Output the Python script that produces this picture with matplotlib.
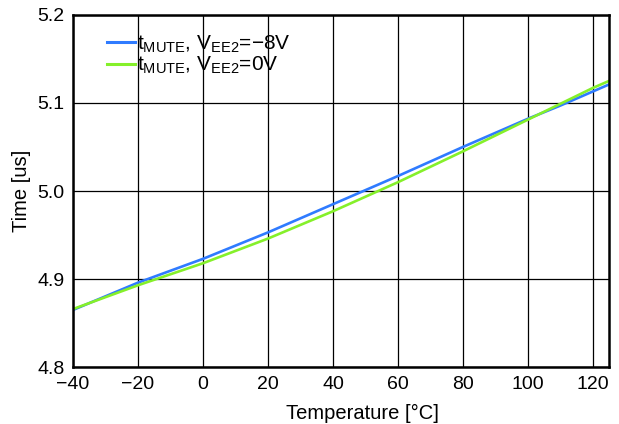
_ _ _ _ _
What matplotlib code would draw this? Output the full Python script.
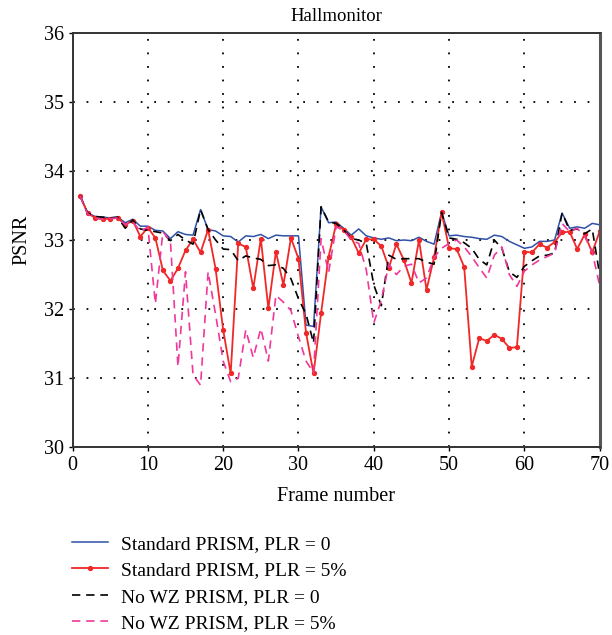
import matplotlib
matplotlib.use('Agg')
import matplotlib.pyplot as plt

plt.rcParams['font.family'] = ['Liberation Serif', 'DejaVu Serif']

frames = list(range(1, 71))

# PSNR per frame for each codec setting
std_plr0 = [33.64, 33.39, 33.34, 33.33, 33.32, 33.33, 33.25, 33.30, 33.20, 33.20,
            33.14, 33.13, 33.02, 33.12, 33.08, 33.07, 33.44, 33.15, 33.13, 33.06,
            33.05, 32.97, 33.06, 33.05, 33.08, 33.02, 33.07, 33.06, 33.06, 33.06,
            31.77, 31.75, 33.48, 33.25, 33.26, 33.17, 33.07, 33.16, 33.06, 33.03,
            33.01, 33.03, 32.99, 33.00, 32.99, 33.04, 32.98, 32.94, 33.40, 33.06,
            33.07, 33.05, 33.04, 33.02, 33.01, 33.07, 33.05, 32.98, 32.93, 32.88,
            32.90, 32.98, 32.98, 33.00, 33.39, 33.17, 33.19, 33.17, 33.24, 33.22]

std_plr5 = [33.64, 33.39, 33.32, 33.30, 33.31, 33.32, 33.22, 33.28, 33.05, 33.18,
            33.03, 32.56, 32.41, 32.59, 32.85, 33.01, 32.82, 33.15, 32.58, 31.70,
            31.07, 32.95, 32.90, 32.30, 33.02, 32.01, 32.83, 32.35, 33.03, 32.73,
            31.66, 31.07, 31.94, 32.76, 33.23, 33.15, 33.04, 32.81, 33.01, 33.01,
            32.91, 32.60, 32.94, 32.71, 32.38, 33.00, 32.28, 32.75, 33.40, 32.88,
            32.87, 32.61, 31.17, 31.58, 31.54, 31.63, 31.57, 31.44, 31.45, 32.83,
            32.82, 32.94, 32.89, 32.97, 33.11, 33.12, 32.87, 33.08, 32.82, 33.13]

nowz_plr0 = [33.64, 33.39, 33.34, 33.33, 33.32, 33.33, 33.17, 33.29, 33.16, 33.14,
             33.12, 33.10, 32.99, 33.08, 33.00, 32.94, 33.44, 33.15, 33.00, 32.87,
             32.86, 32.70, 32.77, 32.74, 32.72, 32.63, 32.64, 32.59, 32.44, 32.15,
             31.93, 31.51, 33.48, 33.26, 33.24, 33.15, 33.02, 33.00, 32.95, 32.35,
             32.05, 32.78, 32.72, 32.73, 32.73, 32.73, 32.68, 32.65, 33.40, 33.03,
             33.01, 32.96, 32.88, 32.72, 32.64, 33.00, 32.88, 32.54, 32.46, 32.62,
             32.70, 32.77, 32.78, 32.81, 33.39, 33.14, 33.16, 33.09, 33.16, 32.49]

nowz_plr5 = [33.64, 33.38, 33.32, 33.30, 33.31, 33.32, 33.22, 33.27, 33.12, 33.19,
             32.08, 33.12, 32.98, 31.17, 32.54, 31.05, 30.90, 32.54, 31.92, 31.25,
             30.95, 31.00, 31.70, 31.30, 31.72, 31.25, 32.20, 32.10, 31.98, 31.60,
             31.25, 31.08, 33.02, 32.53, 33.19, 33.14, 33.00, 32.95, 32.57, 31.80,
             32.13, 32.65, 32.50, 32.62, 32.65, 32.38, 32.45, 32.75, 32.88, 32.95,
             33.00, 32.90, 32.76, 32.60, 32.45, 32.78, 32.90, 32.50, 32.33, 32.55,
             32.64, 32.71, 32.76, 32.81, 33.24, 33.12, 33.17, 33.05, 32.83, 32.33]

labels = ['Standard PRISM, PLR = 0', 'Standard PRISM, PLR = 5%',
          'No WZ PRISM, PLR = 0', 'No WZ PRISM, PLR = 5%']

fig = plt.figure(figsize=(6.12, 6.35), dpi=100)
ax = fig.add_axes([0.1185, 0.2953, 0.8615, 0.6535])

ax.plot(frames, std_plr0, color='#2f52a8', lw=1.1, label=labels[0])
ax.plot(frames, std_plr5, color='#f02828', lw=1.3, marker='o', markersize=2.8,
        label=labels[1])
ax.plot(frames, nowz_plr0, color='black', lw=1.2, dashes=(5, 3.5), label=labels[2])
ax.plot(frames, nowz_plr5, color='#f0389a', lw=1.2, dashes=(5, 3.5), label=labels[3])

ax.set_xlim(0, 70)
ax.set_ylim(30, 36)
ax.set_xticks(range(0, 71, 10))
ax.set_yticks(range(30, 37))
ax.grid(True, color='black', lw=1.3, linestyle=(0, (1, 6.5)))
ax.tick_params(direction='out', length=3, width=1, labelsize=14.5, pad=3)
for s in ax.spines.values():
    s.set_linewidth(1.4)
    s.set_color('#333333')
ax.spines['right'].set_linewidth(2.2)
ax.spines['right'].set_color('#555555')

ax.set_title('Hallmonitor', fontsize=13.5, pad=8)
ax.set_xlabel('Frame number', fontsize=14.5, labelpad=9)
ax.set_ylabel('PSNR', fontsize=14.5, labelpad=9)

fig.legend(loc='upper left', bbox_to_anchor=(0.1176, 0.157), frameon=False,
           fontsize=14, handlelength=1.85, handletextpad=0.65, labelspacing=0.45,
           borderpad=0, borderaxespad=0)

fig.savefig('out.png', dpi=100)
_ _ _ _ _
**Objective**
Pictures do not belong in the copy. Reproduce exactly the lines from the one with "What matplotlib code" to the one with "33.08, 32.82, 33.13]", both lines included.

**Answer for this exercise**
What matplotlib code would draw this? Output the full Python script.
import matplotlib
matplotlib.use('Agg')
import matplotlib.pyplot as plt

plt.rcParams['font.family'] = ['Liberation Serif', 'DejaVu Serif']

frames = list(range(1, 71))

# PSNR per frame for each codec setting
std_plr0 = [33.64, 33.39, 33.34, 33.33, 33.32, 33.33, 33.25, 33.30, 33.20, 33.20,
            33.14, 33.13, 33.02, 33.12, 33.08, 33.07, 33.44, 33.15, 33.13, 33.06,
            33.05, 32.97, 33.06, 33.05, 33.08, 33.02, 33.07, 33.06, 33.06, 33.06,
            31.77, 31.75, 33.48, 33.25, 33.26, 33.17, 33.07, 33.16, 33.06, 33.03,
            33.01, 33.03, 32.99, 33.00, 32.99, 33.04, 32.98, 32.94, 33.40, 33.06,
            33.07, 33.05, 33.04, 33.02, 33.01, 33.07, 33.05, 32.98, 32.93, 32.88,
            32.90, 32.98, 32.98, 33.00, 33.39, 33.17, 33.19, 33.17, 33.24, 33.22]

std_plr5 = [33.64, 33.39, 33.32, 33.30, 33.31, 33.32, 33.22, 33.28, 33.05, 33.18,
            33.03, 32.56, 32.41, 32.59, 32.85, 33.01, 32.82, 33.15, 32.58, 31.70,
            31.07, 32.95, 32.90, 32.30, 33.02, 32.01, 32.83, 32.35, 33.03, 32.73,
            31.66, 31.07, 31.94, 32.76, 33.23, 33.15, 33.04, 32.81, 33.01, 33.01,
            32.91, 32.60, 32.94, 32.71, 32.38, 33.00, 32.28, 32.75, 33.40, 32.88,
            32.87, 32.61, 31.17, 31.58, 31.54, 31.63, 31.57, 31.44, 31.45, 32.83,
            32.82, 32.94, 32.89, 32.97, 33.11, 33.12, 32.87, 33.08, 32.82, 33.13]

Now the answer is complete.